> EXERCISE INSTRUCTIONS:
The data below holds the lines to copy: everything from the line containing "Write the Apache ECharts code for this chart." to the line containing "const temps = ['20 °C', '30 °C', '40 °C'];", both ends included, set down exactly.

====

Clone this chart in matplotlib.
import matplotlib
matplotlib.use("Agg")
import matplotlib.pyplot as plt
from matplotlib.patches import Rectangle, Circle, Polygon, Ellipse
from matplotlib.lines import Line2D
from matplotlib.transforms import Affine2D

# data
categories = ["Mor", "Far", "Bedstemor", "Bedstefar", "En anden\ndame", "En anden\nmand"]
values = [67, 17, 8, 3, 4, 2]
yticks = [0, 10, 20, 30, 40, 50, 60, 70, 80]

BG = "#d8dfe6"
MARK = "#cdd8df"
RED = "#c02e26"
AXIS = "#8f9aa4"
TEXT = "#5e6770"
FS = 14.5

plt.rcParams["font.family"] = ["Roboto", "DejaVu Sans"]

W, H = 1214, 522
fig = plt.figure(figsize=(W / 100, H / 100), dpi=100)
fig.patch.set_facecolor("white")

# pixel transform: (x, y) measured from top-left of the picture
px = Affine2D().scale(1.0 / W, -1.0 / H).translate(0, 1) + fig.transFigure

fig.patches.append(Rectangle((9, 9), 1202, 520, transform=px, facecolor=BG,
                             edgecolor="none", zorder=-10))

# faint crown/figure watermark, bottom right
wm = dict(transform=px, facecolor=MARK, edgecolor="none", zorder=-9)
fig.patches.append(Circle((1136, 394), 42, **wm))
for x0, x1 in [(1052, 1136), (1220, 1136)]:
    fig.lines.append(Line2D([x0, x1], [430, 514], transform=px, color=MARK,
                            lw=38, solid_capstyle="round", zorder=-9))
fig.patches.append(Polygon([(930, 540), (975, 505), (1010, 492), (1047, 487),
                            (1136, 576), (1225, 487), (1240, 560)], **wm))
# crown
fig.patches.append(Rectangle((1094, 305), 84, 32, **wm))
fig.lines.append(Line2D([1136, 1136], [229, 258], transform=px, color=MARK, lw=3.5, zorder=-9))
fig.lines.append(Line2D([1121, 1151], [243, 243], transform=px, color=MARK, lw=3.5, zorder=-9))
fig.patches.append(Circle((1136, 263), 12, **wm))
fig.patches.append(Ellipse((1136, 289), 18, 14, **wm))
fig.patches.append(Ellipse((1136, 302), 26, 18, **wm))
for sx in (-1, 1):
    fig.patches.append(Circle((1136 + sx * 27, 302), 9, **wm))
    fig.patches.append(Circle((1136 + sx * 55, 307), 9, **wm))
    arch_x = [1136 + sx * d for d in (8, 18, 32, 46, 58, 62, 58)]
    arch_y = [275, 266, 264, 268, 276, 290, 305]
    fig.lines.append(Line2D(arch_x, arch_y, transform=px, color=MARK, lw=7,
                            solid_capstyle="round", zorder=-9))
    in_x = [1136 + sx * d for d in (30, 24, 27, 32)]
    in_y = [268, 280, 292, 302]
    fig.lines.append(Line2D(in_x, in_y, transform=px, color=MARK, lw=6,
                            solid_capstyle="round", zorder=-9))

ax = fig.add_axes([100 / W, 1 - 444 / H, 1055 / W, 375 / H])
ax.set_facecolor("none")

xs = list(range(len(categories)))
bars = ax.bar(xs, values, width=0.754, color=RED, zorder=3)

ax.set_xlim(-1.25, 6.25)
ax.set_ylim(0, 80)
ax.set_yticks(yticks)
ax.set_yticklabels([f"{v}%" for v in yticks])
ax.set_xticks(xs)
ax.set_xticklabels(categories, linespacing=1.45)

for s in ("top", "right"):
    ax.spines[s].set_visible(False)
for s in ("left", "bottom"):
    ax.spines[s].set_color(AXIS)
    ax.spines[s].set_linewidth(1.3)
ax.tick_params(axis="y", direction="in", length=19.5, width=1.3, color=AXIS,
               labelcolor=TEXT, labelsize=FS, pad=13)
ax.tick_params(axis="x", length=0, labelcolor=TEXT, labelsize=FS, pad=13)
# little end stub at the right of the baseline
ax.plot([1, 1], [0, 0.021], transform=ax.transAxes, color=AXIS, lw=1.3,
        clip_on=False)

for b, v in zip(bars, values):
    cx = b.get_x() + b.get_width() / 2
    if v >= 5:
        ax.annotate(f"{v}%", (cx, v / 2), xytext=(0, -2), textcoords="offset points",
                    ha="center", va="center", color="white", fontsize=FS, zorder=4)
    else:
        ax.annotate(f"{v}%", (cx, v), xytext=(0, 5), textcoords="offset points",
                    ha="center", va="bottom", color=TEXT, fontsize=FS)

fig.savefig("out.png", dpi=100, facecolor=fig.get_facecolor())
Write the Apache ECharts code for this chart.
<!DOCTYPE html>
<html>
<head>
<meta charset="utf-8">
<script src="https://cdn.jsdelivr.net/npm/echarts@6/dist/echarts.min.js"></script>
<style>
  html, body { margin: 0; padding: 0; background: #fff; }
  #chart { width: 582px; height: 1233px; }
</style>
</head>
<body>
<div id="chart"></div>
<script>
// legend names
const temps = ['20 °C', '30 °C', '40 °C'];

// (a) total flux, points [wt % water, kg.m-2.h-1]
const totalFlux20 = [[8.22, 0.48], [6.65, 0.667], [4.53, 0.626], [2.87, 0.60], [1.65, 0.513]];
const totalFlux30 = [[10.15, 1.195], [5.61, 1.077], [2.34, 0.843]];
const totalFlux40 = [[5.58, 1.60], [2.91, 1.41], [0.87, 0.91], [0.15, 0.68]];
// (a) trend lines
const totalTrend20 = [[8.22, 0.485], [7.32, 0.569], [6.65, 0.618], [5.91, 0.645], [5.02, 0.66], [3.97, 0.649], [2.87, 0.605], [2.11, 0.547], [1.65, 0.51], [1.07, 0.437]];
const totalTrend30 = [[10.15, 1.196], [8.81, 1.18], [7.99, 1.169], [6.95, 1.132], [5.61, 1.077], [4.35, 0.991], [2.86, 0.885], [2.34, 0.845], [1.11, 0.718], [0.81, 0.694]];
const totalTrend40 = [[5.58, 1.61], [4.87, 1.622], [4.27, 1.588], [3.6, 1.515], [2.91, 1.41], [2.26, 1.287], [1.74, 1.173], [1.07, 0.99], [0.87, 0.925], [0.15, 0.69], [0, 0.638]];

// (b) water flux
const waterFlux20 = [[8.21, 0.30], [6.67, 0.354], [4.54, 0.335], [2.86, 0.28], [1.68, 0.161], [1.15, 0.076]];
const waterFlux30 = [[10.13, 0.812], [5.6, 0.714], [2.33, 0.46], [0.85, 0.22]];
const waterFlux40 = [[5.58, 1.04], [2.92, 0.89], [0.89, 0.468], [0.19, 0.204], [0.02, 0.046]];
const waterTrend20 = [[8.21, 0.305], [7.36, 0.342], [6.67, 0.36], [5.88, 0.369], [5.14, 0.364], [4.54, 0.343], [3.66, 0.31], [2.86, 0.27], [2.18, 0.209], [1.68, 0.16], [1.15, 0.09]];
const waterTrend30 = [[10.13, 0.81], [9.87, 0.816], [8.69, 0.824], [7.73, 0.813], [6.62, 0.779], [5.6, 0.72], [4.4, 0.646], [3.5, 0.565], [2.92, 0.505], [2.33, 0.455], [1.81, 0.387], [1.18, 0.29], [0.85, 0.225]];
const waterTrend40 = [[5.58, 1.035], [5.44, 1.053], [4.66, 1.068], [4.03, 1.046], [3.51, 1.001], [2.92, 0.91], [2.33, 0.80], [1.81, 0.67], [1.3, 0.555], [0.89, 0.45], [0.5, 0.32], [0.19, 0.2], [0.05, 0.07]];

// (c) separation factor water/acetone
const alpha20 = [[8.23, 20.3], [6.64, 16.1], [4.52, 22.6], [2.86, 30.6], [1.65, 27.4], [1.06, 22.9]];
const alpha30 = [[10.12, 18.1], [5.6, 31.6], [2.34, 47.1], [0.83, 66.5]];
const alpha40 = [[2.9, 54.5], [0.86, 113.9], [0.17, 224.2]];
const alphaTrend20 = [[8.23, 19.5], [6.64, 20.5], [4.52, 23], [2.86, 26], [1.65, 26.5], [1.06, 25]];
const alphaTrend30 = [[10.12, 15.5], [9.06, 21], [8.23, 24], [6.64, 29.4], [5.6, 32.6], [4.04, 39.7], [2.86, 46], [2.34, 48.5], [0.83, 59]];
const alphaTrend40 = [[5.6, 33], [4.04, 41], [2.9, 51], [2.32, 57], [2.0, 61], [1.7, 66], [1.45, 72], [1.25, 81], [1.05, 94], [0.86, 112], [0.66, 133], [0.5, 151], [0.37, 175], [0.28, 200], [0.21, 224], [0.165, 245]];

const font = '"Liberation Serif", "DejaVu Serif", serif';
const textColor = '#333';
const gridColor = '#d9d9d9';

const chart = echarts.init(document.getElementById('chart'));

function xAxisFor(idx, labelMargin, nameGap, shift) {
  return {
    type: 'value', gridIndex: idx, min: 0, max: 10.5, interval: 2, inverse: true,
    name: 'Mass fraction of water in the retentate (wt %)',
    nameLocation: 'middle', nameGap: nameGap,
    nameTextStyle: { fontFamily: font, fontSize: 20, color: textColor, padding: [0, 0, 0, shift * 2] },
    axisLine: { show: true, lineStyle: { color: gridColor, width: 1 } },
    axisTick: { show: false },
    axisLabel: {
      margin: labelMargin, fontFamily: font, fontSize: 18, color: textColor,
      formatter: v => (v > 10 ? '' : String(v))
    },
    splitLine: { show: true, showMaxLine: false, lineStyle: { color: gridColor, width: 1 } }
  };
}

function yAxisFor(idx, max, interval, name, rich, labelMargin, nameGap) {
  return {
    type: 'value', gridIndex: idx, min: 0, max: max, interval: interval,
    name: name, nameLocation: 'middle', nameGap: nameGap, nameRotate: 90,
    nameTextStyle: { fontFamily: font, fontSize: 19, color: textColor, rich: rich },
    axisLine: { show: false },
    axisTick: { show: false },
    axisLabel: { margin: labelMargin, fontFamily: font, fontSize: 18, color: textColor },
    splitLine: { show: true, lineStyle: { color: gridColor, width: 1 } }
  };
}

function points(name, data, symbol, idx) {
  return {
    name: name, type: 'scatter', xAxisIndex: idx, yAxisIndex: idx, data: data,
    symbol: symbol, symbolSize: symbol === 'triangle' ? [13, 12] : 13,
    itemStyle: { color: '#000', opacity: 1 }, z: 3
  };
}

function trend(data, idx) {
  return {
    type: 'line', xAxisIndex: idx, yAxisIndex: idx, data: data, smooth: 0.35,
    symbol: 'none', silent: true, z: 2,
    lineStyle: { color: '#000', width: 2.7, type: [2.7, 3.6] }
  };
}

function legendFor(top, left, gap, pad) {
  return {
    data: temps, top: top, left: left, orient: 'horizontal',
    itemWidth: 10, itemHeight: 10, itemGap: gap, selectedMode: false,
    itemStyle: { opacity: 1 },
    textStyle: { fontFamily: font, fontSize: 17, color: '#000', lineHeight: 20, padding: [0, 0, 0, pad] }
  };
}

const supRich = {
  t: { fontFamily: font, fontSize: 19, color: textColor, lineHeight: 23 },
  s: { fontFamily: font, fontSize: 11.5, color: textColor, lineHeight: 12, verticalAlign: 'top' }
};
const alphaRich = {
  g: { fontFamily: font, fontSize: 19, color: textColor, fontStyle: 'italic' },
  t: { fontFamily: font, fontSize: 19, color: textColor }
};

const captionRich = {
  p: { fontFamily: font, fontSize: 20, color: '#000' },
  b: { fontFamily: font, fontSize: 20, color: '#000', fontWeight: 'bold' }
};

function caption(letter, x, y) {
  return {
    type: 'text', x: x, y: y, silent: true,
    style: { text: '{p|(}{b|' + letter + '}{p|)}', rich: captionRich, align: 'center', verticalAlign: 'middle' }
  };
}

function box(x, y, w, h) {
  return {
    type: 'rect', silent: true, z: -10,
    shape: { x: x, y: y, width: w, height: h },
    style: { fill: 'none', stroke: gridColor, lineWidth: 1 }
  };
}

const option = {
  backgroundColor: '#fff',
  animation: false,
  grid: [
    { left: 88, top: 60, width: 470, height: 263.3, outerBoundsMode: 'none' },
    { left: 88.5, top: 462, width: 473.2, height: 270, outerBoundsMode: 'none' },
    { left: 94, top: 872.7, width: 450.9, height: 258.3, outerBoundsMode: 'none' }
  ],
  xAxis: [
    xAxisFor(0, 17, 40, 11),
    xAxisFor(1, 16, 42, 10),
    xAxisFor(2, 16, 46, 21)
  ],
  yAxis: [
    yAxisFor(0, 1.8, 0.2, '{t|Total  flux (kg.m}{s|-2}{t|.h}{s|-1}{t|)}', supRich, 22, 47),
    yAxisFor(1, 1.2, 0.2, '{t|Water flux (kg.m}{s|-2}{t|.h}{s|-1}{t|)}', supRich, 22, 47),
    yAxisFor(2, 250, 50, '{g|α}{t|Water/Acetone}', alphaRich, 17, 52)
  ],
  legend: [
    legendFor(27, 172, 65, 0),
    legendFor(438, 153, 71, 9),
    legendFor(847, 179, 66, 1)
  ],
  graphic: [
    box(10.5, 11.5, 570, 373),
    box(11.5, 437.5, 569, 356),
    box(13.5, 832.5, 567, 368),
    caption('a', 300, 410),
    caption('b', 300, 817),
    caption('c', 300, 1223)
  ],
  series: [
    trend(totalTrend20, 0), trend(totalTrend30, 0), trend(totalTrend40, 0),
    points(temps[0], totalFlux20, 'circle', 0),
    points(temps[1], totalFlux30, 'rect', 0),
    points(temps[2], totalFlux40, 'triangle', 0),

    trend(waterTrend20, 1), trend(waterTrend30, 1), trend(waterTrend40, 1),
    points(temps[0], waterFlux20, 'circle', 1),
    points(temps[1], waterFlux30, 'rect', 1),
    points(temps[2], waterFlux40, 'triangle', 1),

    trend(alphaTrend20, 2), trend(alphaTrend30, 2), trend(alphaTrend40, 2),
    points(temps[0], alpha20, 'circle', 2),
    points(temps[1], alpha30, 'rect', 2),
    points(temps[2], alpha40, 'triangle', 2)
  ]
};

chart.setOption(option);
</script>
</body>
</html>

====

> EXERCISE ANSWER:
Write the Apache ECharts code for this chart.
<!DOCTYPE html>
<html>
<head>
<meta charset="utf-8">
<script src="https://cdn.jsdelivr.net/npm/echarts@6/dist/echarts.min.js"></script>
<style>
  html, body { margin: 0; padding: 0; background: #fff; }
  #chart { width: 582px; height: 1233px; }
</style>
</head>
<body>
<div id="chart"></div>
<script>
// legend names
const temps = ['20 °C', '30 °C', '40 °C'];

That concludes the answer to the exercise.